I liked Gail. She had short blonde hair, spoke kindly to us and took her job seriously to ensure we didn’t drown, but truth be told, I was as much a fan of driving to Gail’s as I was splashing around in the cool morning waters of her pool.
Once we were all buckled up in the Aerostar, my mom put the Best of the Beach Boys cassette into the dashboard player and we sang along as we drove across town. Nearly three decades later, listening to the Beach Boys still brings me back to those rides in the van to-and-from swimming lessons, singing about Rhonda and T-Birds while begging mom to stop at Sonic for limeades. It was about as summery as a drive could be.

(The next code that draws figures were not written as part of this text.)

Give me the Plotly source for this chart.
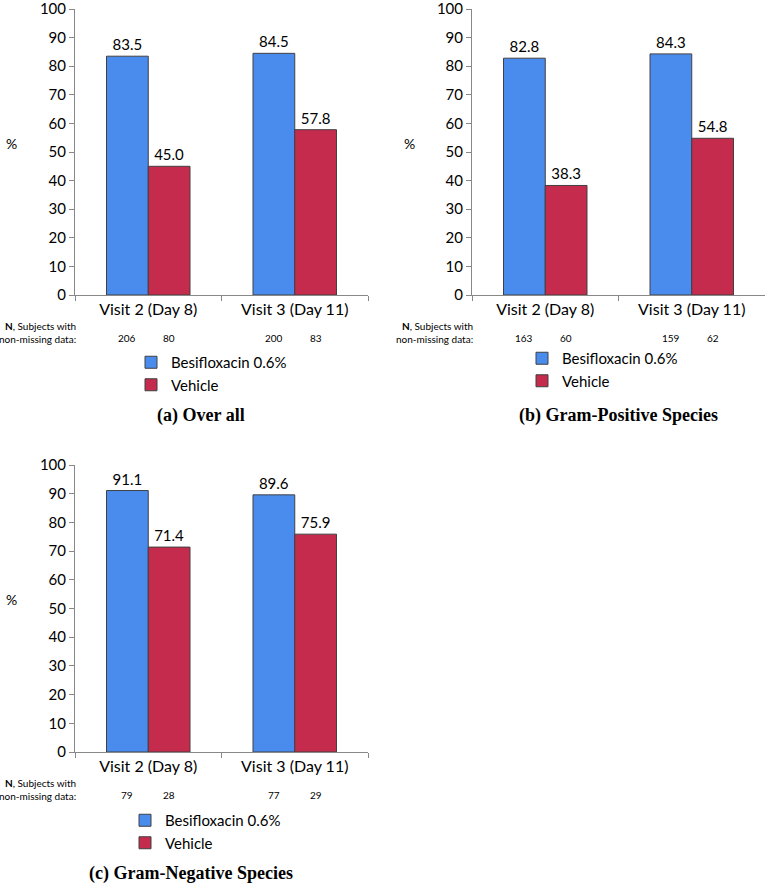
import plotly.graph_objects as go

categories = ["Visit 2 (Day 8)", "Visit 3 (Day 11)"]
series_names = ["Besifloxacin 0.6%", "Vehicle"]
panel_titles = ["(a) Over all", "(b) Gram-Positive Species", "(c) Gram-Negative Species"]

besi_a = [83.5, 84.5]
veh_a = [45.0, 57.8]
besi_b = [82.8, 84.3]
veh_b = [38.3, 54.8]
besi_c = [91.1, 89.6]
veh_c = [71.4, 75.9]

n_besi_a = [206, 200]
n_veh_a = [80, 83]
n_besi_b = [163, 159]
n_veh_b = [60, 62]
n_besi_c = [79, 77]
n_veh_c = [28, 29]

y_ticks = [0, 10, 20, 30, 40, 50, 60, 70, 80, 90, 100]

W, H = 767, 884
BLUE = "#4A8CEE"
RED = "#C52B4D"
FONT = "Lato, Open Sans, sans-serif"
SERIF = "Liberation Serif, DejaVu Serif, serif"
BARGAP = 0.43

def px_x(p):
    return p / W

def px_y(p):
    return 1 - p / H

panels = [
    dict(besi=besi_a, veh=veh_a, nb=n_besi_a, nv=n_veh_a,
         xd=[px_x(75), px_x(368)], yd=[px_y(295), px_y(9)], leg_x=px_x(131), leg_y=px_y(346),
         title_x=px_x(201), title_y=px_y(415)),
    dict(besi=besi_b, veh=veh_b, nb=n_besi_b, nv=n_veh_b,
         xd=[px_x(472), px_x(765)], yd=[px_y(295), px_y(9)], leg_x=px_x(522), leg_y=px_y(342),
         title_x=px_x(618), title_y=px_y(415)),
    dict(besi=besi_c, veh=veh_c, nb=n_besi_c, nv=n_veh_c,
         xd=[px_x(75), px_x(368)], yd=[px_y(752), px_y(465)], leg_x=px_x(125), leg_y=px_y(804),
         title_x=px_x(191), title_y=px_y(873)),
]

fig = go.Figure()
annotations = []
layout = {}

for i, p in enumerate(panels):
    k = "" if i == 0 else str(i + 1)
    xa, ya = "x" + k, "y" + k
    leg = "legend" + k
    for name, vals, col in [(series_names[0], p["besi"], BLUE), (series_names[1], p["veh"], RED)]:
        fig.add_trace(go.Bar(
            x=categories, y=vals, name=name, xaxis=xa, yaxis=ya, legend=leg,
            marker=dict(color=col, line=dict(color="#404040", width=1)),
            text=[f"{v:.1f}" for v in vals], textposition="outside",
            textfont=dict(family=FONT, size=15, color="black"),
            cliponaxis=False,
        ))
    layout["xaxis" + k] = dict(
        domain=p["xd"], anchor=ya, type="category", showgrid=False, automargin=False,
        showline=True, linecolor="#888888", linewidth=1,
        ticks="outside", ticklen=5, tickcolor="#888888", tickson="boundaries",
        tickfont=dict(family=FONT, size=16, color="black"), fixedrange=True,
    )
    layout["yaxis" + k] = dict(
        domain=p["yd"], anchor=xa, range=[0, 100], tickvals=y_ticks, showgrid=False,
        automargin=False, ticklabeloverflow="allow",
        showline=True, linecolor="#888888", linewidth=1, zeroline=False,
        ticks="outside", ticklen=5, tickcolor="#888888",
        tickfont=dict(family=FONT, size=15, color="black"),
    )
    layout[leg] = dict(
        x=p["leg_x"], y=p["leg_y"], xanchor="left", yanchor="top",
        orientation="v", font=dict(family=FONT, size=15, color="black"),
        bgcolor="rgba(0,0,0,0)", itemwidth=30,
    )
    # % label
    annotations.append(dict(
        text="%", x=p["xd"][0] - px_x(63), y=p["yd"][0] + (p["yd"][1] - p["yd"][0]) * 0.53,
        xref="paper", yref="paper", xanchor="center", yanchor="middle", showarrow=False,
        font=dict(family=FONT, size=14, color="black"),
    ))
    # N label
    y_axis_px = (1 - p["yd"][0]) * H
    annotations.append(dict(
        text="<b>N</b>, Subjects with<br>non-missing data:",
        x=p["xd"][0] + px_x(3), y=1 - (y_axis_px + 37) / H,
        xref="paper", yref="paper", xanchor="right", yanchor="middle", align="right",
        showarrow=False, font=dict(family=FONT, size=10, color="black"),
    ))
    half = (1 - BARGAP) / 4
    for ci in range(len(categories)):
        for off, nvals in [(-half, p["nb"]), (half, p["nv"])]:
            annotations.append(dict(
                text=str(nvals[ci]), x=ci + off, xref=xa,
                y=1 - (y_axis_px + 43) / H, yref="paper",
                xanchor="center", yanchor="middle",
                showarrow=False, font=dict(family=FONT, size=10, color="black"),
            ))
    # panel title
    annotations.append(dict(
        text="<b>" + panel_titles[i] + "</b>", x=p["title_x"], y=p["title_y"],
        xref="paper", yref="paper", xanchor="center", yanchor="middle", showarrow=False,
        font=dict(family=SERIF, size=18, color="black"),
    ))

fig.update_layout(
    width=W, height=H, margin=dict(l=0, r=0, t=0, b=0, autoexpand=False),
    paper_bgcolor="white", plot_bgcolor="white",
    barmode="group", bargap=BARGAP, bargroupgap=0,
    showlegend=True, annotations=annotations, **layout,
)

fig.write_html(
    "out.html",
    config={"displayModeBar": False},
    post_script="document.body.style.margin='0px';document.body.style.overflow='hidden';",
)
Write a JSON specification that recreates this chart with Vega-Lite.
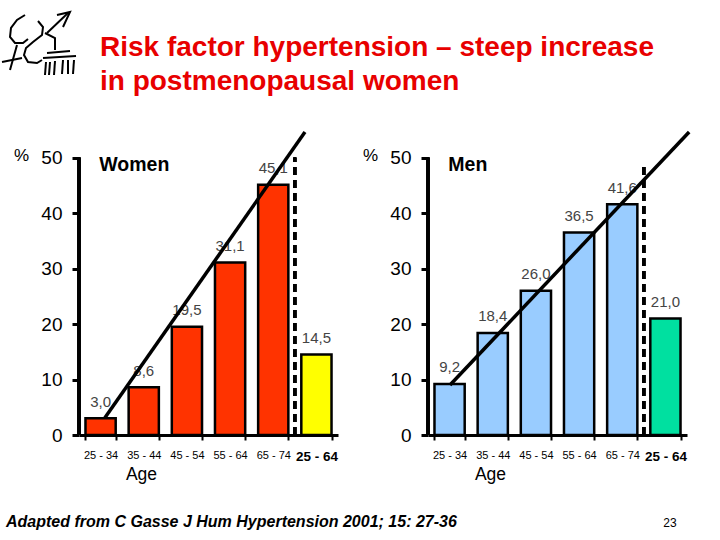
{
"$schema":"https://vega.github.io/schema/vega-lite/v6.json",
"padding":{"left":-2,"top":0,"right":0,"bottom":0},
"autosize":{"type":"pad"},
"background":"white",
"bounds":"flush",
"config":{"view":{"stroke":null},"font":"Liberation Sans","concat":{"spacing":0}},
"datasets":{
"women":[{"age":"25 - 34","pct":3.0,"label":"3,0"},{"age":"35 - 44","pct":8.6,"label":"8,6"},{"age":"45 - 54","pct":19.5,"label":"19,5"},{"age":"55 - 64","pct":31.1,"label":"31,1"},{"age":"65 - 74","pct":45.1,"label":"45,1"},{"age":"25 - 64 ","pct":14.5,"label":"14,5"}],
"men":[{"age":"25 - 34","pct":9.2,"label":"9,2"},{"age":"35 - 44","pct":18.4,"label":"18,4"},{"age":"45 - 54","pct":26.0,"label":"26,0"},{"age":"55 - 64","pct":36.5,"label":"36,5"},{"age":"65 - 74","pct":41.6,"label":"41,6"},{"age":"25 - 64 ","pct":21.0,"label":"21,0"}],
"logo":[
{"s":1,"i":0,"x":25,"y":15},{"s":1,"i":1,"x":17,"y":20},{"s":1,"i":2,"x":11,"y":28},{"s":1,"i":3,"x":10,"y":37},{"s":1,"i":4,"x":15,"y":43},{"s":1,"i":5,"x":23,"y":43},{"s":1,"i":6,"x":28,"y":39},
{"s":2,"i":0,"x":17,"y":45},{"s":2,"i":1,"x":10,"y":70},
{"s":3,"i":0,"x":2,"y":62},{"s":3,"i":1,"x":22,"y":58},
{"s":4,"i":0,"x":38,"y":21},{"s":4,"i":1,"x":43,"y":27},{"s":4,"i":2,"x":42,"y":35},{"s":4,"i":3,"x":33,"y":42},{"s":4,"i":4,"x":26,"y":48},{"s":4,"i":5,"x":24,"y":55},{"s":4,"i":6,"x":28,"y":62},{"s":4,"i":7,"x":37,"y":63},{"s":4,"i":8,"x":42,"y":60},
{"s":5,"i":0,"x":47,"y":33},{"s":5,"i":1,"x":68,"y":13},
{"s":6,"i":0,"x":57,"y":15},{"s":6,"i":1,"x":70,"y":12},{"s":6,"i":2,"x":63,"y":27},
{"s":7,"i":0,"x":45,"y":33},{"s":7,"i":1,"x":55,"y":38},{"s":7,"i":2,"x":55,"y":50},
{"s":8,"i":0,"x":47,"y":53},{"s":8,"i":1,"x":70,"y":51},
{"s":9,"i":0,"x":43,"y":58},{"s":9,"i":1,"x":76,"y":56},
{"s":10,"i":0,"x":46,"y":62},{"s":10,"i":1,"x":45,"y":75},
{"s":11,"i":0,"x":50,"y":62},{"s":11,"i":1,"x":49,"y":75},
{"s":12,"i":0,"x":55,"y":61},{"s":12,"i":1,"x":54,"y":75},
{"s":13,"i":0,"x":63,"y":60},{"s":13,"i":1,"x":62,"y":74},
{"s":14,"i":0,"x":68,"y":60},{"s":14,"i":1,"x":68,"y":74},
{"s":15,"i":0,"x":74,"y":60},{"s":15,"i":1,"x":73,"y":74}
],
"titleLines":[{"t":"Risk factor hypertension – steep increase","line":56},{"t":"in postmenopausal women","line":90}],
"trendW":[{"p":0.6,"v":3.1},{"p":5.235,"v":54.6}],
"trendM":[{"p":0.51,"v":9.0},{"p":6.05,"v":54.6}]
},
"vconcat":[
{"width":641,"height":132,
"layer":[
{"data":{"name":"logo"},"mark":{"type":"line","color":"black","strokeWidth":2,"clip":false},
"encoding":{"x":{"field":"x","type":"quantitative","scale":{"domain":[79,720],"nice":false,"zero":false},"axis":null},"y":{"field":"y","type":"quantitative","scale":{"domain":[132,0],"nice":false,"zero":false},"axis":null},"detail":{"field":"s"},"order":{"field":"i"}}},
{"data":{"name":"titleLines"},"mark":{"type":"text","align":"left","baseline":"alphabetic","fontSize":28,"fontWeight":"bold","color":"#E80000","font":"Liberation Sans"},
"encoding":{"x":{"datum":100,"type":"quantitative","scale":{"domain":[79,720],"nice":false,"zero":false},"axis":null},"y":{"field":"line","type":"quantitative","scale":{"domain":[132,0],"nice":false,"zero":false},"axis":null},"text":{"field":"t"}}}
],
"resolve":{"scale":{"x":"independent","y":"independent"}}},
{"hconcat":[
{"width":259,"height":303,"data":{"name":"women"},
"layer":[
{"mark":{"type":"bar","stroke":"black","strokeWidth":2.5},
"encoding":{"x":{"field":"age","type":"nominal","sort":null,"scale":{"paddingInner":0.3,"paddingOuter":0.15},
"axis":{"title":"Age","titleFontSize":17.5,"titleFontWeight":"normal","titleX":62,"titleY":39,"titleBaseline":"middle","labelAngle":0,"labelPadding":9,"labelColor":"black","labelFontSize":{"condition":{"test":"datum.value=='25 - 64 '","value":13.5},"value":11},"labelFontWeight":{"condition":{"test":"datum.value=='25 - 64 '","value":"bold"},"value":"normal"},"tickBand":"extent","tickSize":5,"tickWidth":2,"tickColor":"black","domainColor":"black","domainWidth":3}},
"y":{"field":"pct","type":"quantitative","scale":{"domain":[0,54.6],"nice":false},
"axis":{"values":[0,10,20,30,40,50],"grid":false,"domain":false,"title":"%","titleAngle":0,"titleFontSize":17,"titleFontWeight":"normal","titleX":-58,"titleY":23,"titleBaseline":"middle","labelFontSize":19,"labelColor":"black","labelPadding":10,"tickSize":7,"tickWidth":3,"tickColor":"black"}},
"color":{"field":"age","type":"nominal","sort":null,"legend":null,"scale":{"range":["#FF3300","#FF3300","#FF3300","#FF3300","#FF3300","#FFFF00"]}}}},
{"mark":{"type":"text","baseline":"alphabetic","dy":-11.5,"fontSize":15,"color":"#444444"},
"encoding":{"x":{"field":"age","type":"nominal","sort":null,"scale":{"paddingInner":0.3,"paddingOuter":0.15},"axis":null},"y":{"field":"pct","type":"quantitative"},"text":{"field":"label"}}},
{"mark":{"type":"rule","strokeWidth":3,"strokeDash":[8,5],"color":"black"},
"encoding":{"x":{"datum":5,"type":"quantitative","scale":{"domain":[0,6]},"axis":null},"y":{"datum":0},"y2":{"datum":50}}},
{"mark":{"type":"rule","strokeWidth":3,"color":"black"},
"encoding":{"x":{"datum":0,"type":"quantitative","scale":{"domain":[0,6]},"axis":null},"y":{"datum":0},"y2":{"datum":50}}},
{"data":{"name":"trendW"},"mark":{"type":"line","strokeWidth":3.5,"color":"black","clip":false},
"encoding":{"x":{"field":"p","type":"quantitative","scale":{"domain":[0,6]},"axis":null},"y":{"field":"v","type":"quantitative"}}},
{"mark":{"type":"text","align":"left","baseline":"middle","fontSize":19.5,"fontWeight":"bold","color":"black"},
"transform":[{"filter":"datum.age=='25 - 34'"}],
"encoding":{"x":{"datum":0.47,"type":"quantitative","scale":{"domain":[0,6]},"axis":null},"y":{"datum":48.6},"text":{"value":"Women"}}}
],
"resolve":{"scale":{"x":"independent","color":"independent"}}},
{"width":259,"height":303,"data":{"name":"men"},
"layer":[
{"mark":{"type":"bar","stroke":"black","strokeWidth":2.5},
"encoding":{"x":{"field":"age","type":"nominal","sort":null,"scale":{"paddingInner":0.3,"paddingOuter":0.15},
"axis":{"title":"Age","titleFontSize":17.5,"titleFontWeight":"normal","titleX":62,"titleY":39,"titleBaseline":"middle","labelAngle":0,"labelPadding":9,"labelColor":"black","labelFontSize":{"condition":{"test":"datum.value=='25 - 64 '","value":13.5},"value":11},"labelFontWeight":{"condition":{"test":"datum.value=='25 - 64 '","value":"bold"},"value":"normal"},"tickBand":"extent","tickSize":5,"tickWidth":2,"tickColor":"black","domainColor":"black","domainWidth":3}},
"y":{"field":"pct","type":"quantitative","scale":{"domain":[0,54.6],"nice":false},
"axis":{"values":[0,10,20,30,40,50],"grid":false,"domain":false,"title":"%","titleAngle":0,"titleFontSize":17,"titleFontWeight":"normal","titleX":-58,"titleY":23,"titleBaseline":"middle","labelFontSize":19,"labelColor":"black","labelPadding":10,"tickSize":7,"tickWidth":3,"tickColor":"black"}},
"color":{"field":"age","type":"nominal","sort":null,"legend":null,"scale":{"range":["#99CCFF","#99CCFF","#99CCFF","#99CCFF","#99CCFF","#00E0A0"]}}}},
{"mark":{"type":"text","baseline":"alphabetic","dy":-11.5,"fontSize":15,"color":"#444444"},
"encoding":{"x":{"field":"age","type":"nominal","sort":null,"scale":{"paddingInner":0.3,"paddingOuter":0.15},"axis":null},"y":{"field":"pct","type":"quantitative"},"text":{"field":"label"}}},
{"mark":{"type":"rule","strokeWidth":3,"strokeDash":[8,5],"color":"black"},
"encoding":{"x":{"datum":5,"type":"quantitative","scale":{"domain":[0,6]},"axis":null},"y":{"datum":0},"y2":{"datum":49.2}}},
{"mark":{"type":"rule","strokeWidth":3,"color":"black"},
"encoding":{"x":{"datum":0,"type":"quantitative","scale":{"domain":[0,6]},"axis":null},"y":{"datum":0},"y2":{"datum":50}}},
{"data":{"name":"trendM"},"mark":{"type":"line","strokeWidth":3.5,"color":"black","clip":false},
"encoding":{"x":{"field":"p","type":"quantitative","scale":{"domain":[0,6]},"axis":null},"y":{"field":"v","type":"quantitative"}}},
{"mark":{"type":"text","align":"left","baseline":"middle","fontSize":19.5,"fontWeight":"bold","color":"black"},
"transform":[{"filter":"datum.age=='25 - 34'"}],
"encoding":{"x":{"datum":0.47,"type":"quantitative","scale":{"domain":[0,6]},"axis":null},"y":{"datum":48.6},"text":{"value":"Men"}}}
],
"resolve":{"scale":{"x":"independent","color":"independent"}}}
],"spacing":24},
{"width":641,"height":408,
"data":{"values":[{"t":"Adapted from C Gasse J Hum Hypertension 2001; 15: 27-36"}]},
"layer":[
{"mark":{"type":"text","align":"left","baseline":"middle","fontSize":16,"fontWeight":"bold","fontStyle":"italic","color":"black"},
"encoding":{"x":{"datum":6,"type":"quantitative","scale":{"domain":[79,720],"nice":false,"zero":false},"axis":null},"y":{"datum":522,"type":"quantitative","scale":{"domain":[540,132],"nice":false,"zero":false},"axis":null},"text":{"field":"t"}}},
{"mark":{"type":"text","align":"center","baseline":"middle","fontSize":12,"color":"black"},
"encoding":{"x":{"datum":670,"type":"quantitative","scale":{"domain":[79,720],"nice":false,"zero":false},"axis":null},"y":{"datum":523,"type":"quantitative","scale":{"domain":[540,132],"nice":false,"zero":false},"axis":null},"text":{"value":"23"}}}
],
"resolve":{"scale":{"x":"independent","y":"independent"}}}
]
}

Once the singalong came to an end and we met Gail in her backyard, swimming lessons were a fairly straightforward affair. We used kickboards to get from here to there, swam laps across the length of the pool, and floated on our backs to train for the moment we found ourselves stranded in the middle of the ocean and in need of the ability to tread water. This description/forewarning made complete sense to me because at that age, my future career aspirations included becoming a deep sea diver/dolphin trainer or a jungle explorer/lion tamer and if either of those didn’t pan out, I’d just be Batman. Still, I’d seen Batman: The Movie when Adam West clung to the ladder above the ocean with a shark clamped down on his leg and Burt Ward had to hang upside down to hand him the Shark Repellent Bat Spray. If that situation had gone sideways, he’d have needed to know how to float. Therefore, so did I.
My favorite part of the morning was when Gail brought out the brightly-colored plastic rings to toss into the pool. It was ultimately a game of fetch to teach us how to hold our breaths, to cut through the water to get to the bottom of the pool, and to retrieve the sunken rings. At first, she tossed the rings into the shallow end of the pool but as we progressed, she began dropping them into the deep end. I went after them with reckless abandon. I was Aquaman. I was the Creature from the Black Lagoon. I was invincible.
On the last day of swimming lessons, Gail told us we had to bring jeans and a shirt with us because we’d be jumping into the water fully clothed. The purpose was to teach us how to swim with the added weight on us should we ever find ourselves overboard or, like Michael Scott, in a coy pond. Something about that day made me nervous. Perhaps it was the shift from what had become a comfortable routine or maybe it was fear of being drug to the bottom of the pool by my tapered jeans.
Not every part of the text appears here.